The trial court issued the Freeze Order on December 26, 2002. For reasons that are unclear, Merrill Lynch did not become aware of the Freeze Order until December 30, 2002, and thereafter placed a freeze on Mahl's accounts on January 3, 2003. The trial court concluded "[u]nder the circumstances and facts submitted to the Court, . . . Merrill Lynch placed a freeze on the accounts within a commercially reasonable time." Appellant's Appendix at 14. Our review of the record has not clarified the reason for the four-day interval between the trial court's order and Merrill Lynch's awareness of that order. Aaron offers no explanation, and merely contends "there was no evidence to support the court's determination . . . ." Appellant's Brief at 25. The trial court, however, explained "[t]he service made by [Aaron] of the Freeze Order . . . was not in compliance with T[rial] R[ule] 4.6. No evidence was presented indicating who at Merrill Lynch might have received the Freeze Order." Appellant's Appendix at 14. During the hearing on Aaron's motion, Aaron's counsel stated, "[a]s part of that process we . . . took the . . . documents. . . and dropped them in [Merrill Lynch's] in box. And I can't tell you this for certain, but I assume then the receptionist the next day when they open up the mail, they start stamping everything that's come in." Transcript at 33-34. Based on the foregoing, we cannot conclude the trial court's determination that Merrill Lynch was not in contempt was contrary to the logic and effect of the facts, and, therefore, the trial court did not abuse its discretion.

Affirmed.

CRONE, J., and MAY, J., concur.

NOTES

[1] In her brief, Mahl refers to herself as "Susan Mahl f/k/a Susan Scott." Appellee's Brief. We will refer to her as Mahl, as we did in her original appeal.

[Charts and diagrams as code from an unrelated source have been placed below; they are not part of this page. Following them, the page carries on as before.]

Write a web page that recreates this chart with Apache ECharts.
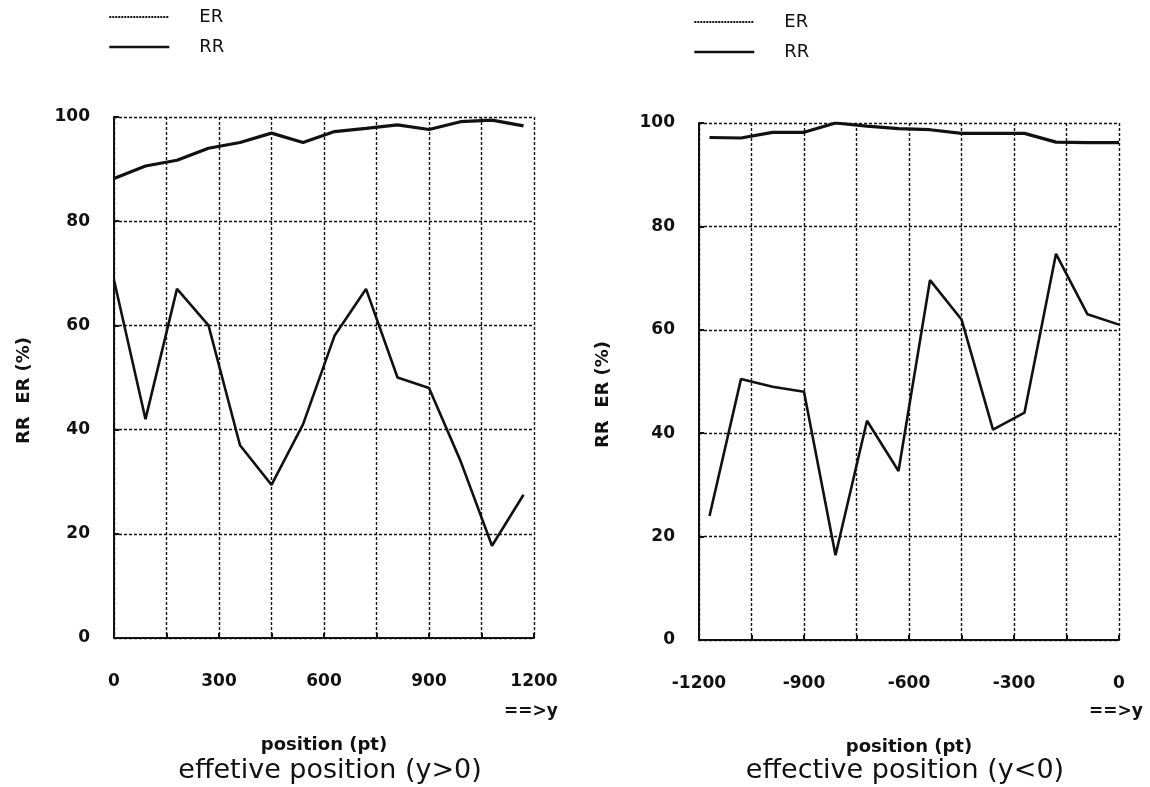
<!DOCTYPE html>
<html>
<head>
<meta charset="utf-8">
<script src="https://cdn.jsdelivr.net/npm/echarts@6/dist/echarts.min.js"></script>
<style>
  html, body { margin: 0; padding: 0; background: #fff; }
  #chart { width: 1150px; height: 787px; }
</style>
</head>
<body>
<div id="chart"></div>
<script>
// left panel: y > 0
const posPlus = [0, 90, 180, 270, 360, 450, 540, 630, 720, 810, 900, 990, 1080, 1170];
const erPlus = [68.7, 42, 67, 60, 37, 29.4, 41, 58, 67, 50, 48, 34, 17.7, 27.5];
const rrPlus = [88.2, 90.6, 91.7, 94.0, 95.1, 96.9, 95.1, 97.2, 97.8, 98.5, 97.6, 99.1, 99.4, 98.3];

// right panel: y < 0
const posMinus = [-1170, -1080, -990, -900, -810, -720, -630, -540, -450, -360, -270, -180, -90, 0];
const erMinus = [24, 50.5, 49, 48, 16.4, 42.4, 32.7, 69.6, 62, 40.7, 44, 74.7, 63, 61];
const rrMinus = [97.2, 97.1, 98.2, 98.2, 100, 99.4, 98.9, 98.7, 98.0, 98.0, 98.0, 96.3, 96.2, 96.2];

const yTicks = [0, 20, 40, 60, 80, 100];
const xRangePlus = [0, 1200];
const xRangeMinus = [-1200, 0];

const FONT = "DejaVu Sans";
const INK = "#111";

const chart = echarts.init(document.getElementById("chart"));

const pair = (xs, ys) => xs.map((x, i) => [x, ys[i]]);

const gridLine = { show: true, lineStyle: { color: INK, type: [3, 2], width: 1.4 } };

function xAxisFor(gridIndex, range) {
  return {
    type: "value",
    gridIndex,
    min: range[0],
    max: range[1],
    interval: 150,
    name: "position (pt)",
    nameLocation: "middle",
    nameGap: 98,
    nameTextStyle: { fontFamily: FONT, fontSize: 18, fontWeight: "bold", color: INK },
    axisLine: { show: true, onZero: false, lineStyle: { color: INK, width: 2 } },
    axisTick: { show: true, inside: true, length: 5, lineStyle: { color: INK, width: 2 } },
    axisLabel: {
      margin: 35,
      fontFamily: FONT,
      fontSize: 17,
      fontWeight: "bold",
      color: INK,
      formatter: (v) => (v % 300 === 0 ? String(v) : ""),
    },
    splitLine: gridLine,
  };
}

function yAxisFor(gridIndex, nameGap) {
  return {
    type: "value",
    gridIndex,
    min: yTicks[0],
    max: yTicks[yTicks.length - 1],
    interval: 20,
    name: "RR  ER (%)",
    nameLocation: "middle",
    nameGap,
    nameTextStyle: { fontFamily: FONT, fontSize: 18, fontWeight: "bold", color: INK, padding: [0, 26, 0, 0] },
    axisLine: { show: true, onZero: false, lineStyle: { color: INK, width: 2 } },
    axisTick: { show: true, inside: true, length: 5, lineStyle: { color: INK, width: 2 } },
    axisLabel: { margin: 24, fontFamily: FONT, fontSize: 17, fontWeight: "bold", color: INK },
    splitLine: gridLine,
  };
}

function lineSeries(name, idx, data, width) {
  return {
    name,
    type: "line",
    xAxisIndex: idx,
    yAxisIndex: idx,
    data,
    symbol: "none",
    smooth: false,
    animation: false,
    lineStyle: { color: INK, width },
    itemStyle: { color: INK },
  };
}

function legendAt(left, top) {
  return {
    left,
    top,
    padding: 0,
    orient: "vertical",
    itemWidth: 60,
    itemHeight: 14,
    itemGap: 12,
    textStyle: { fontFamily: FONT, fontSize: 18, color: INK, lineHeight: 18, padding: [0, 0, 0, 25] },
    data: [
      { name: "ER", itemStyle: { opacity: 0 }, lineStyle: { type: [2, 1], width: 1.8, color: INK } },
      { name: "RR", itemStyle: { opacity: 0 }, lineStyle: { type: "solid", width: 2.6, color: INK } },
    ],
  };
}

function label(text, x, y, size, weight) {
  return {
    type: "text",
    x,
    y,
    style: {
      text,
      fill: INK,
      font: `${weight} ${size}px "${FONT}"`,
      align: "center",
      verticalAlign: "middle",
      textAlign: "center",
      textVerticalAlign: "middle",
    },
  };
}

chart.setOption({
  backgroundColor: "#fff",
  animation: false,
  grid: [
    { left: 114, top: 117, width: 420, height: 521 },
    { left: 699, top: 123, width: 420, height: 517 },
  ],
  xAxis: [xAxisFor(0, xRangePlus), xAxisFor(1, xRangeMinus)],
  yAxis: [yAxisFor(0, 81), yAxisFor(1, 87)],
  legend: [legendAt(108, 8), legendAt(693, 13)],
  series: [
    lineSeries("ER", 0, pair(posPlus, erPlus), 2.6),
    lineSeries("RR", 0, pair(posPlus, rrPlus), 3.2),
    lineSeries("ER", 1, pair(posMinus, erMinus), 2.6),
    lineSeries("RR", 1, pair(posMinus, rrMinus), 3.2),
  ],
  graphic: [
    label("==>y", 531, 712, 17, "bold"),
    label("==>y", 1116, 712, 17, "bold"),
    label("effetive position (y>0)", 330, 771, 27, "normal"),
    label("effective position (y<0)", 905, 771, 27, "normal"),
  ],
});

window.addEventListener("resize", () => chart.resize());
</script>
</body>
</html>
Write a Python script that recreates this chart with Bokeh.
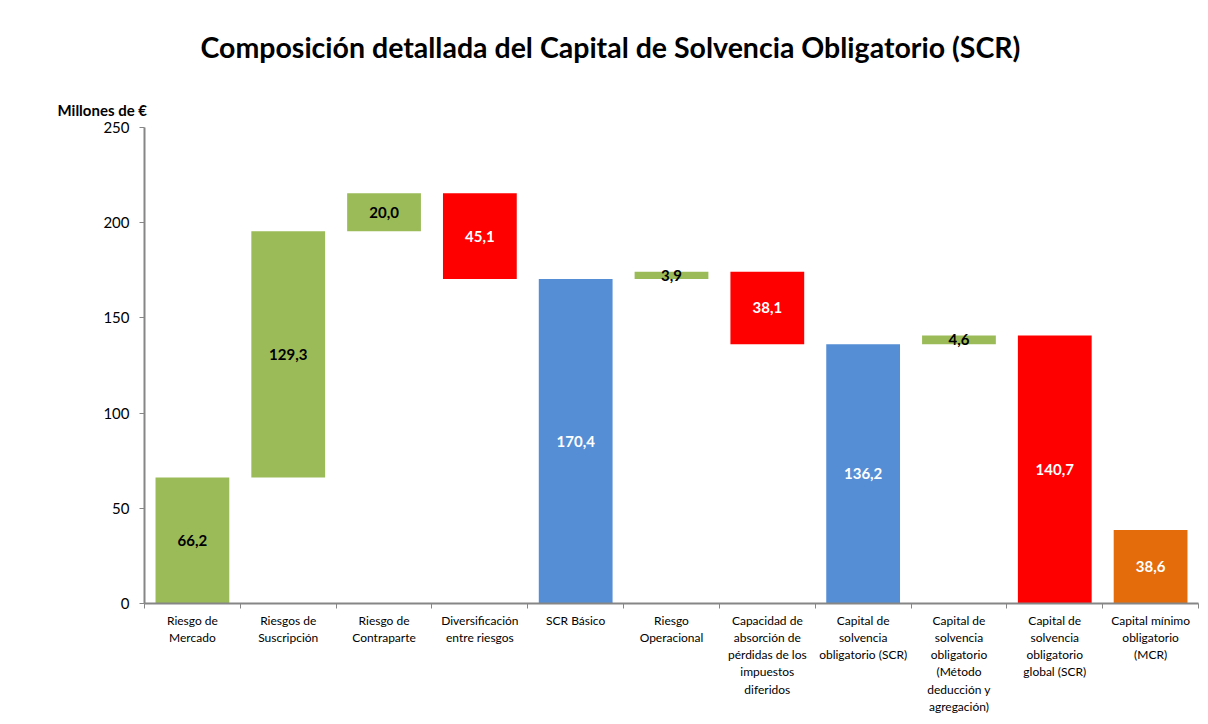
from bokeh.plotting import figure
from bokeh.models import Range1d, FixedTicker, ColumnDataSource, Title
from bokeh.core.properties import value
from bokeh.embed import file_html
from bokeh.resources import INLINE

categories = [
    "Riesgo de\nMercado",
    "Riesgos de\nSuscripción",
    "Riesgo de\nContraparte",
    "Diversificación\nentre riesgos",
    "SCR Básico",
    "Riesgo\nOperacional",
    "Capacidad de\nabsorción de\npérdidas de los\nimpuestos\ndiferidos",
    "Capital de\nsolvencia\nobligatorio (SCR)",
    "Capital de\nsolvencia\nobligatorio\n(Método\ndeducción y\nagregación)",
    "Capital de\nsolvencia\nobligatorio\nglobal (SCR)",
    "Capital mínimo\nobligatorio\n(MCR)",
]
values = [66.2, 129.3, 20.0, -45.1, 170.4, 3.9, -38.1, 136.2, 4.6, 140.7, 38.6]
kinds = ["step", "step", "step", "step", "total", "step", "step", "total", "step", "total", "total"]
bar_colors = ["#9BBB59", "#9BBB59", "#9BBB59", "#FF0000", "#558ED5", "#9BBB59",
              "#FF0000", "#558ED5", "#9BBB59", "#FF0000", "#E46C0A"]
label_colors = ["black", "black", "black", "white", "white", "black",
                "white", "white", "black", "white", "white"]
y_ticks = [0, 50, 100, 150, 200, 250]

FONT = "Lato"

# waterfall geometry
bottoms, tops = [], []
run = 0.0
for v, k in zip(values, kinds):
    if k == "total":
        bottoms.append(0.0)
        tops.append(v)
        run = v
    else:
        b, t = run, run + v
        bottoms.append(min(b, t))
        tops.append(max(b, t))
        run = t

n = len(categories)
xs = [i + 0.5 for i in range(n)]
src = ColumnDataSource(dict(
    x=xs, bottom=bottoms, top=tops, color=bar_colors,
    ymid=[(b + t) / 2 for b, t in zip(bottoms, tops)],
    txt=[f"{abs(v):.1f}".replace(".", ",") for v in values],
    tcolor=label_colors,
))

p = figure(width=1200, height=724, output_backend="svg", toolbar_location=None,
           x_range=Range1d(0, n), y_range=Range1d(0, 250),
           min_border_left=144, min_border_right=2, min_border_top=127,
           min_border_bottom=121)
p.outline_line_color = None
p.xgrid.visible = False
p.ygrid.visible = False
p.background_fill_color = "white"
p.border_fill_color = "white"

p.vbar(x="x", bottom="bottom", top="top", width=0.77, fill_color="color",
       line_color=None, source=src)
p.text(x="x", y="ymid", text="txt", text_color="tcolor", source=src,
       text_font=value(FONT), text_font_style="bold", text_font_size="15px",
       text_align="center", text_baseline="middle")

axis_color = "#868686"
xa = p.xaxis[0]
xa.ticker = FixedTicker(ticks=xs, minor_ticks=list(range(n + 1)))
xa.major_label_overrides = {x: c for x, c in zip(xs, categories)}
xa.major_tick_line_color = None
xa.minor_tick_line_color = axis_color
xa.minor_tick_out = 5
xa.minor_tick_in = 0
xa.axis_line_color = axis_color
xa.axis_line_width = 2
xa.major_label_text_font = FONT
xa.major_label_text_font_size = "12px"
xa.major_label_text_line_height = 1.15
xa.major_label_text_color = "black"
xa.major_label_standoff = 3

ya = p.yaxis[0]
ya.ticker = FixedTicker(ticks=y_ticks)
ya.minor_tick_line_color = None
ya.major_tick_line_color = axis_color
ya.major_tick_out = 5
ya.major_tick_in = 0
ya.axis_line_color = axis_color
ya.axis_line_width = 2
ya.major_label_text_font = FONT
ya.major_label_text_font_size = "15px"
ya.major_label_text_color = "black"
ya.major_label_standoff = 10

p.add_layout(Title(text="Millones de €", align="left", offset=-87,
                   text_font=FONT, text_font_style="bold", text_font_size="15px",
                   text_color="black", standoff=17), "above")
p.title.text = "Composición detallada del Capital de Solvencia Obligatorio (SCR)"
p.title.align = "left"
p.title.offset = 56
p.title.text_font = FONT
p.title.text_font_style = "bold"
p.title.text_font_size = "28.5px"
p.title.text_color = "black"
p.title.standoff = 53

open("out.html", "w").write(file_html(p, INLINE))
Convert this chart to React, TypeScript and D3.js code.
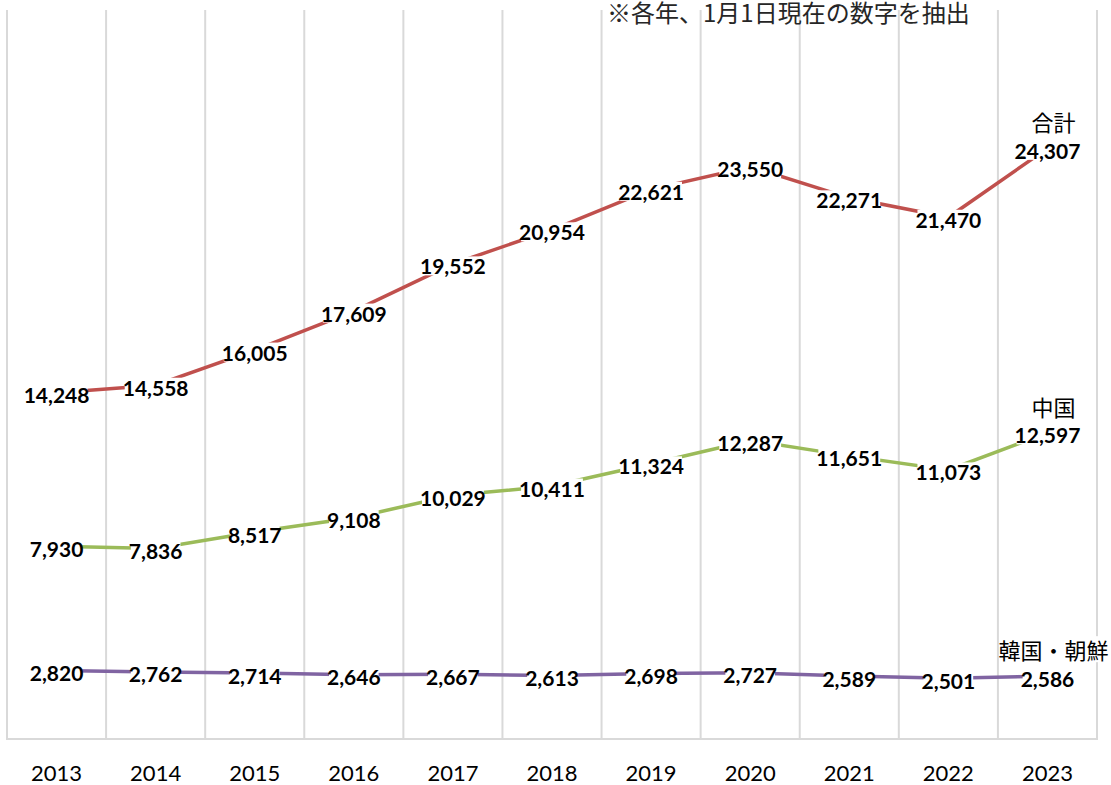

[2] Aaron attempts to distinguish the issue addressed in the June 13, 2003 order, which he frames as whether the trial court "could [] order Mahl to return the funds to the H.D. Vest account from which they had been wrongfully transferred[,]" from that of the March 22, 2005 order, which he frames as "whether Aaron can collect the account from Merrill Lynch through its South Bend office." Appellant's Reply Brief at 9. Although at first blush Aaron's distinction may appear meaningful, he fails to point out the funds Mahl transferred from HD Vest were directly transferred to Merrill Lynch. For purposes of the trial court's June 13, 2003 conclusion regarding those funds (i.e., that it lacked the power to compel their return), the important fact was not that HD Vest no longer maintained the funds and Merrill Lynch did; rather, the critical fact was that the funds were located outside of Indiana, regardless of who maintained them. The trial court was fully aware the funds were transferred to Merrill Lynch, and that Merrill Lynch maintained an office in South Bend, when it concluded the funds could not be ordered back to Indiana. Aaron correctly asserts the trial court's conclusion was "not raised . . . or at issue in the prior appeal[,]" but draws an erroneous conclusion therefrom. Id. By failing to challenge that conclusion in the previous appeal, Aaron waived it for purposes of future appeal.

[3] This award constituted the sum of the original California judgment ($899,572.37) plus interest calculated according to California statutory law ($222,817.26).